Um gut aus der Krise zu kommen, muss Deutschland ein sinnvolles Konjunkturprogramm auf den Weg bringen, sagt Sebastian Dullien.

Wirtschaftlich ist die Corona--Krise eine Krise der Rekorde: Noch nie in der Nachkriegsgeschichte ist die Weltwirtschaft von einem derart heftigen Schock getroffen worden. Noch nie war die Produktion in so vielen Ländern gleichzeitig gestört. Und noch nie hatte Deutschland so viele Menschen in Kurzarbeit, wie es für die kommenden Wochen und Monate erwartet wird.
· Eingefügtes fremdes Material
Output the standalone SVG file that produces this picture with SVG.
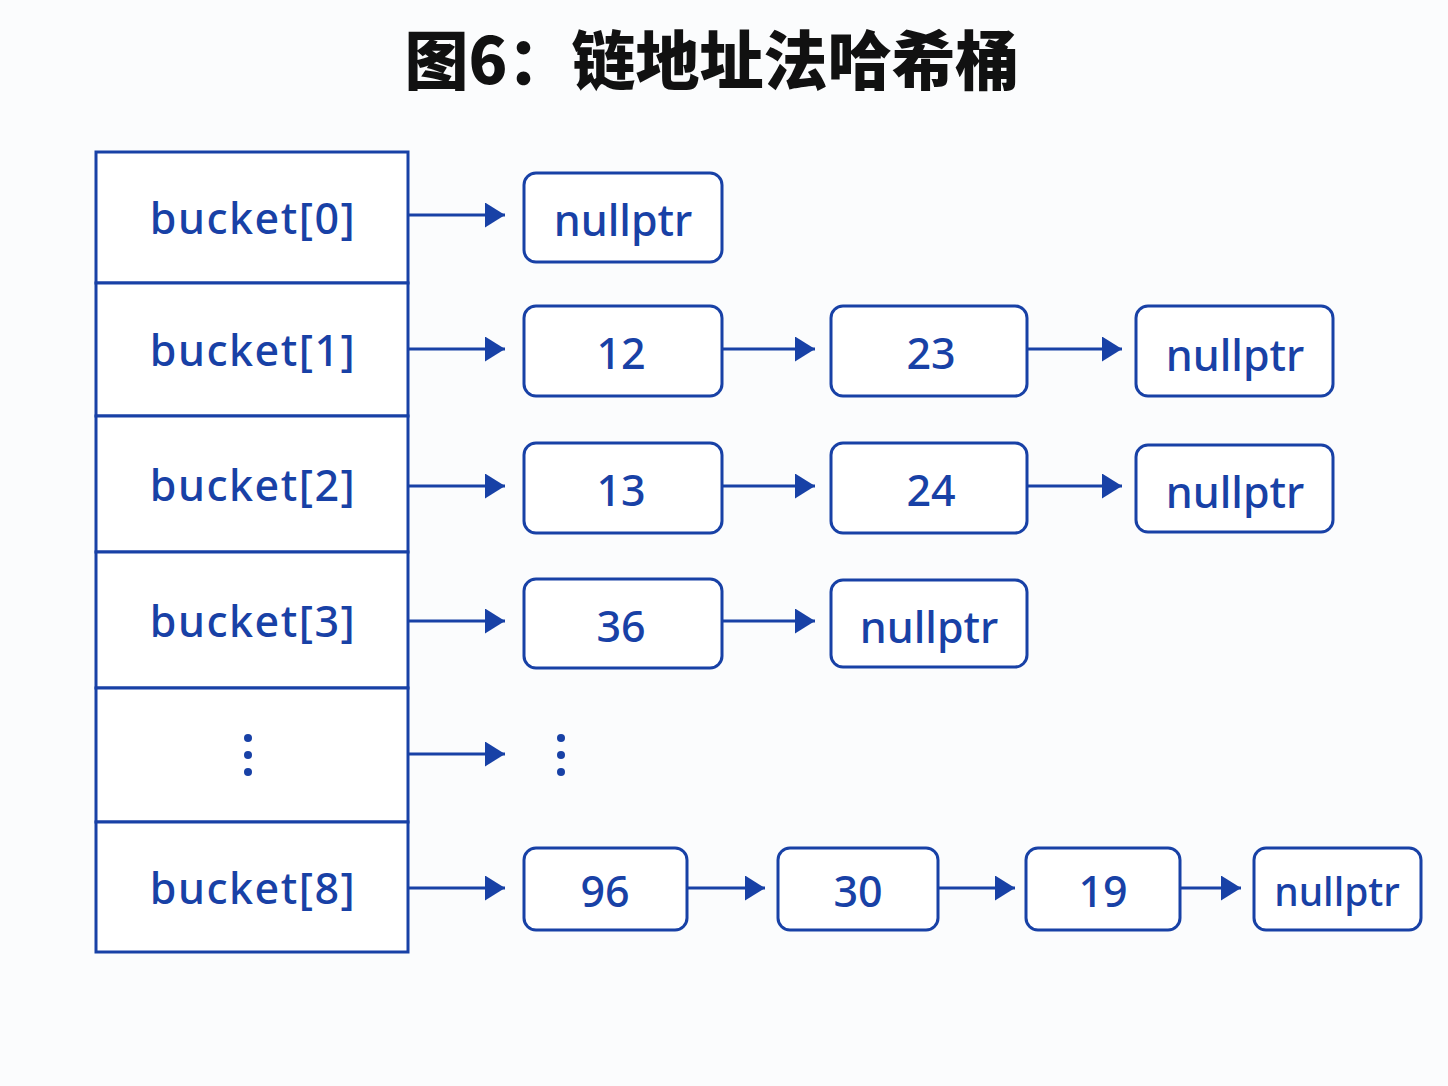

Allerdings gibt es auch positive Rekorde in der Krise: So schnell wie diesmal hat die Politik in Deutschland noch nie auf eine Wirtschaftskrise reagiert. Seit Mitte März wurden in Windeseile Hilfspakete im Umfang von mehreren Hundert Milliarden Euro designt und umgesetzt. Im Galopp wurde ein Nachtragshaushalt auf Bundesebene im Umfang von 156 Milliarden Euro verabschiedet. Dabei wurden unter anderem der Zugang zu Kurzarbeitergeld vereinfacht, die Sozialabgaben für Kurzarbeiter*innen übernommen, Steuerzahlungen gestundet, Kreditprogramme der Kreditanstalt für Wiederaufbau (KfW) ausgeweitet, Soforthilfen für Unternehmer*innen und Selbstständige aus dem Boden gestampft, der Zugang zur Grundsicherung vereinfacht und ein milliardenschwerer Wirtschaftsstabilisierungsfonds etabliert, der sich auch an kriselnden Unternehmen beteiligen kann.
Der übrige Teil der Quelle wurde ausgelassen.